Meritage 4th-QTR Profit Flat, but Beats Estimates

Tough comparisons with 2015, plus rising costs, limit earnings growth.

3 MIN READ

Net earnings for the fourth quarter of 2016 were $51.8 million or $1.22 per diluted share, compared to $52.9 million or $1.26 per diluted share reported for the fourth quarter of 2015. Analysts were expecting a gain of $1.14 per share.

A 15% increase in home closing revenue was partially offset by higher construction labor, land and development costs, as well as lower land closing profit, resulting in a 4% increase in total closing gross profit. A higher effective tax rate reduced net earnings in the fourth quarter of 2016 compared to 2015.

Home closing revenue increased to $876.1 million for the fourth quarter of 2016, compared to $761.4 million for the fourth quarter of 2015, reflecting a 10% increase in home closings and a 4% increase in the average price of homes closed during the quarter. The regions that posted the best year-over-year increases in home closing revenue were the East region (notably Georgia, Tennessee and the Carolinas), delivering a 22% revenue increase on 20% greater closings, and the West region (notably Arizona and Colorado), where home closing revenue was up 14% over the fourth quarter of 2015. Texas home closing revenue rose 9% primarily due to an 8% increase in average closing price.

Home closing gross margin of 17.9% in the fourth quarter of 2016 was the highest quarterly margin in 2016, benefiting from cost efficiencies related to higher closings and revenue. It was lower than last year’s fourth quarter margin of 19.3%, primarily due to the impact of cost inflation in land and construction.

Selling, general and administrative expenses of 10.5% were flat with the prior year’s fourth quarter, and improved sequentially from the third quarter’s 11.7% due to the leverage from higher closing revenue, as well as management cost controls.

Nearly 100% of interest incurred was capitalized to additional assets under development, resulting in a negligible amount of interest expense in the fourth quarter of 2016, compared to $4.0 million in the prior year.

The fourth quarter effective tax rate was 32.1% in 2016, compared to 30.5% in the fourth quarter of 2015, due to the timing of recognition of federal energy tax credits on Meritage’s highly energy efficient homes. The benefit was recognized throughout 2016 instead of being fully recognized in the fourth quarter, as it was in 2015 following the legislative extension of tax credits.

Total order value for the quarter was consistent with the fourth quarter of 2015, as a 5% increase in average sales price offset a 5% decline in orders, while absorptions per community were consistent with the prior year’s fourth quarter.

Orders and order value increased in the West region, primarily due to strong demand in Arizona and Colorado, as well as in the Central region, primarily due to growth in community count to meet demand. Order volumes in the East region were 27% lower than the prior year’s fourth quarter, primarily due to a 16% decline in average community count, from 100 in 2015 to 84 in 2016.

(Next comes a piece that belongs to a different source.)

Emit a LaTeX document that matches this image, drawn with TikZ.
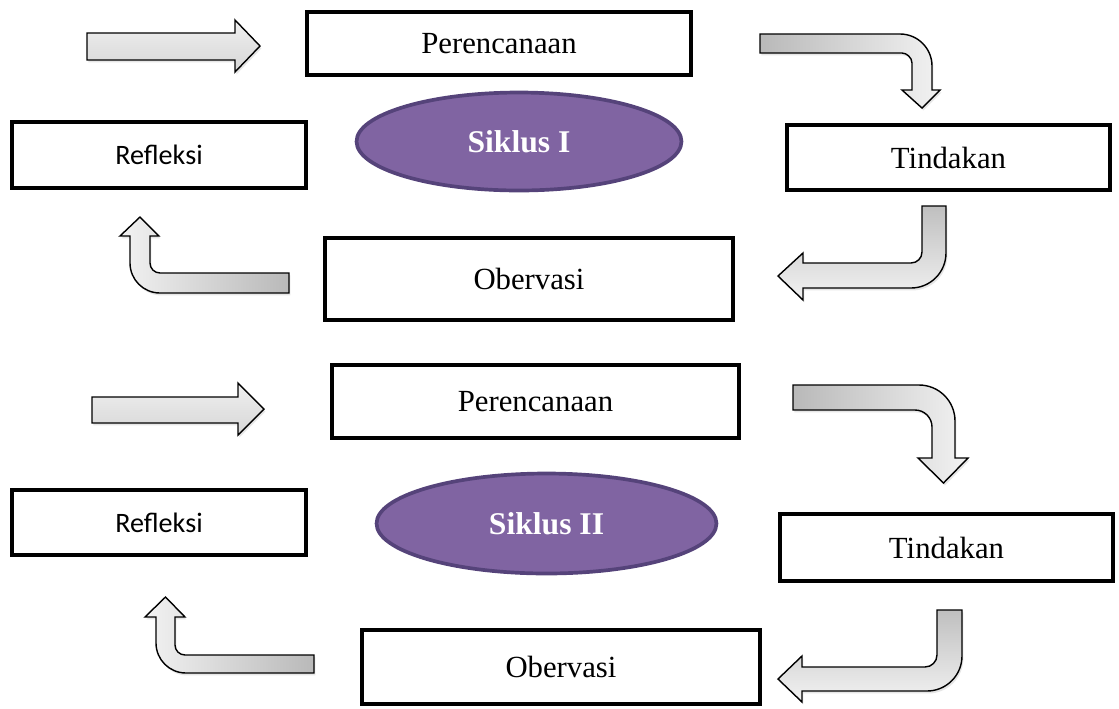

Ending community count at December 31, 2016 was 243, compared to 254 at December 31, 2015, but up sequentially from 237 at September 30, 2016. Various delays pushed the opening dates for a number of communities into 2017, which are expected to occur in the first half of the year.

“We generated a 16% increase in net earnings with 19% growth in home closing revenue, and controlled our overhead costs to help offset the negative impact from higher land, development and construction labor costs,” said Steven J. Hilton, chairman and CEO. “We delivered 7,355 homes during the year — a 13% increase over 2015 — and surpassed the historic milestone of 100,000 home closings, a proud achievement for Meritage.”

“We are successfully shifting our community offerings to fully embrace the growing number of first-time home buyers and are well on our way to achieving our target of 35-40% of our communities being aimed at this market segment by the end of 2018,” said Hilton. “We believe this strategy will provide value to both our customers and shareholders over the long term.”